I closed the journal, tucked it away, and followed.

---

Eve Snowfall stood at the tower's edge, silver hair stirring in the night breeze. Below, the Academy glittered like a jeweled map. Above, stars burned cold and distant.

She didn't turn as I approached. "You came."

"You asked."

A pause. Then: "I watched your trials. All of them." She turned, and her winter eyes held something I couldn't name. "You're not like the others. You don't fight to prove yourself. You fight to survive. To protect." She tilted her head. "Why?"

I considered lying. Then: "Because I know what's coming. The seal will break. The Necromancer will rise. The Demon Lord will follow. And when that happens, the world will need people who can survive long enough to help."

She studied me for a long moment. "You see the future."

"I see possibilities."

"Then you know I'll stand alone. That's my path. My fate."

I met her gaze. "Fate isn't fixed. I'm proof of that."

Something flickered in her eyes—surprise, maybe, or the first stirring of doubt. Then it was gone, replaced by ice.

"We'll see, Roy White.

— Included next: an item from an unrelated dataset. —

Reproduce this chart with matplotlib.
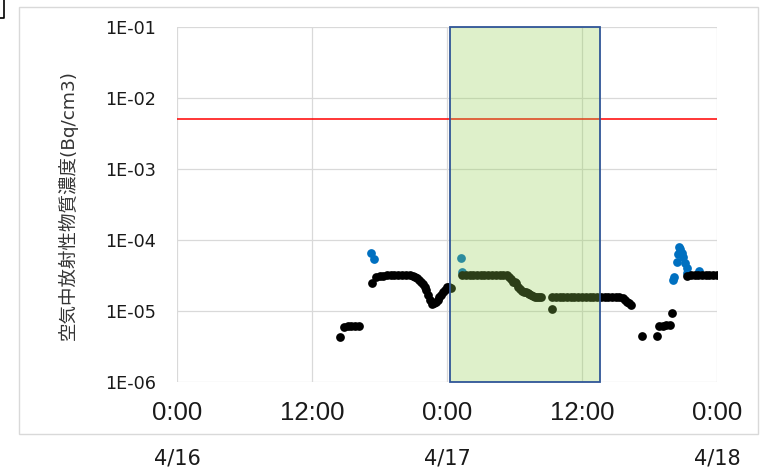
import matplotlib
matplotlib.use("Agg")
import math
import matplotlib.pyplot as plt
from matplotlib.patches import Rectangle
from matplotlib.lines import Line2D
from matplotlib.ticker import FixedLocator, FuncFormatter, NullLocator
import matplotlib.transforms as mtransforms

# hours counted from 4/16 0:00
black_hours = [
    14.50, 14.83, 15.17, 15.50, 15.83, 16.17,
    17.33, 17.67, 18.00, 18.33, 18.67, 19.00, 19.33, 19.67, 20.00, 20.33, 20.67,
    21.00, 21.17, 21.33, 21.50, 21.67, 21.83, 22.00, 22.17, 22.33, 22.50, 22.67,
    22.83, 23.00, 23.17, 23.33, 23.50, 23.67, 23.83, 24.00, 24.17, 24.33,
    25.33, 25.67, 26.00, 26.33, 26.67, 27.00, 27.33, 27.67, 28.00, 28.33, 28.67,
    29.00, 29.33, 29.50, 29.67, 29.83, 30.00, 30.17, 30.33, 30.50, 30.67, 30.83,
    31.00, 31.17, 31.33, 31.50, 31.67, 31.83, 32.00, 32.17, 32.33,
    33.33, 33.33, 33.67, 34.00, 34.33, 34.67, 35.00, 35.33, 35.67, 36.00, 36.33,
    36.67, 37.00, 37.33, 37.67, 38.00, 38.33, 38.67, 39.00, 39.33, 39.67, 39.83,
    40.00, 40.17, 40.33,
    41.33, 42.67, 42.83, 43.17, 43.50, 43.83, 44.00,
    45.33, 45.67, 46.00, 46.33, 46.67, 47.00, 47.33, 47.67, 47.97,
]
black_vals = [
    4.3e-6, 6.0e-6, 6.2e-6, 6.2e-6, 6.2e-6, 6.2e-6,
    2.5e-5, 3.0e-5, 3.1e-5, 3.1e-5, 3.2e-5, 3.2e-5, 3.2e-5, 3.2e-5, 3.2e-5, 3.2e-5, 3.2e-5,
    3.1e-5, 3.0e-5, 2.9e-5, 2.75e-5, 2.6e-5, 2.4e-5, 2.2e-5, 1.95e-5, 1.7e-5, 1.45e-5, 1.25e-5,
    1.28e-5, 1.35e-5, 1.45e-5, 1.6e-5, 1.7e-5, 1.85e-5, 2.0e-5, 2.2e-5, 2.15e-5, 2.1e-5,
    3.2e-5, 3.2e-5, 3.2e-5, 3.2e-5, 3.2e-5, 3.2e-5, 3.2e-5, 3.2e-5, 3.2e-5, 3.2e-5, 3.2e-5,
    3.2e-5, 3.2e-5, 3.0e-5, 2.8e-5, 2.6e-5, 2.6e-5, 2.5e-5, 2.2e-5, 2.05e-5, 1.9e-5, 1.85e-5,
    1.85e-5, 1.8e-5, 1.75e-5, 1.7e-5, 1.65e-5, 1.6e-5, 1.6e-5, 1.6e-5, 1.6e-5,
    1.05e-5, 1.55e-5, 1.55e-5, 1.55e-5, 1.55e-5, 1.55e-5, 1.55e-5, 1.55e-5, 1.55e-5, 1.55e-5, 1.55e-5,
    1.55e-5, 1.55e-5, 1.55e-5, 1.55e-5, 1.55e-5, 1.55e-5, 1.55e-5, 1.55e-5, 1.55e-5, 1.5e-5, 1.42e-5,
    1.35e-5, 1.28e-5, 1.22e-5,
    4.5e-6, 4.5e-6, 6.2e-6, 6.2e-6, 6.3e-6, 6.4e-6, 9.5e-6,
    3.1e-5, 3.2e-5, 3.2e-5, 3.2e-5, 3.2e-5, 3.2e-5, 3.2e-5, 3.2e-5, 3.2e-5,
]

blue_hours = [17.25, 17.50, 25.25, 25.33,
              44.10, 44.20, 44.45, 44.50, 44.65, 44.71, 44.86, 45.00, 45.16, 45.31, 45.36,
              46.43]
blue_vals = [6.6e-5, 5.4e-5, 5.6e-5, 3.55e-5,
             2.75e-5, 3.0e-5, 4.9e-5, 6.3e-5, 8.0e-5, 7.4e-5, 6.6e-5, 5.7e-5, 4.8e-5, 4.0e-5, 3.4e-5,
             3.7e-5]

limit_value = 5e-3
span_hours = (24.27, 37.60)
x_ticks = [0, 12, 24, 36, 48]
x_labels = ["0:00", "12:00", "0:00", "12:00", "0:00"]
date_hours = [0, 24, 48]
date_labels = ["4/16", "4/17", "4/18"]
y_ticks = [1e-6, 1e-5, 1e-4, 1e-3, 1e-2, 1e-1]
ylabel = "空気中放射性物質濃度(Bq/cm3)"

W, H = 760, 471
fig = plt.figure(figsize=(W / 100, H / 100), dpi=100)
ax = fig.add_axes([177 / W, 1 - 382 / H, 540 / W, 355 / H])

ax.set_yscale("log")
ax.set_xlim(0, 48)
ax.set_ylim(1e-6, 1e-1)

ax.plot(blue_hours, blue_vals, "o", color="#0070C0", ms=6.3, mew=0, zorder=3)
ax.plot(black_hours, black_vals, "o", color="black", ms=6.3, mew=0, zorder=4)
ax.axhline(limit_value, color="red", lw=1.1, zorder=2)

# shaded period drawn over the data
ax.add_patch(Rectangle((span_hours[0], 1e-6), span_hours[1] - span_hours[0], 1e-1 - 1e-6,
                       facecolor=(146 / 255, 208 / 255, 80 / 255, 0.3),
                       edgecolor="#2F5597", lw=1.3, zorder=5, clip_on=False))

ax.xaxis.set_major_locator(FixedLocator(x_ticks))
ax.set_xticklabels(x_labels, fontfamily="Liberation Sans", fontsize=18.5, color="#1a1a1a")
ax.yaxis.set_major_locator(FixedLocator(y_ticks))
ax.yaxis.set_minor_locator(NullLocator())
ax.yaxis.set_major_formatter(FuncFormatter(lambda v, p: "1E-%02d" % round(-math.log10(v))))
for lab in ax.get_yticklabels():
    lab.set_fontfamily("DejaVu Sans")
    lab.set_fontsize(12.7)
    lab.set_color("#1a1a1a")
ax.tick_params(axis="y", length=0, pad=15)
ax.tick_params(axis="x", length=0, pad=14)
ax.grid(True, color="#D9D9D9", lw=0.9, zorder=0)
ax.set_axisbelow(True)
for s in ax.spines.values():
    s.set_visible(False)

fig.text(68 / W, 1 - 205 / H, ylabel, rotation=90, ha="center", va="center",
         fontsize=13.3, family=["DejaVu Sans", "Noto Sans CJK JP"], color="#333333")

trans = mtransforms.blended_transform_factory(ax.transData, fig.transFigure)
for h, d in zip(date_hours, date_labels):
    ax.text(h, 1 - 458 / H, d, transform=trans, ha="center", va="center",
            fontsize=15, fontfamily="DejaVu Sans", color="#1a1a1a", clip_on=False)

# chart border and corner mark
fig.add_artist(Rectangle((19 / W, 1 - 434 / H), (758 - 19) / W, (434 - 7) / H,
                         transform=fig.transFigure, fill=False, ec="#D9D9D9", lw=1))
fig.add_artist(Line2D([4 / W, 4 / W, 0], [1, 1 - 18 / H, 1 - 18 / H],
                      transform=fig.transFigure, color="black", lw=1.2))

fig.savefig("out.png", dpi=100)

We'll see."

She walked past me, her presence a chill wind.

At the door, she paused. "The others will want to meet you. Alan will test you. Will will dismiss you. Max will analyze you. Light... Light already sees something in you." She glanced back. "Don't let them change who you are."

Then she was gone.

I stood alone in the tower, staring at the stars, feeling the weight of everything pressing down.

The gardener had grown.

The monsters had noticed.

And the real game was only beginning.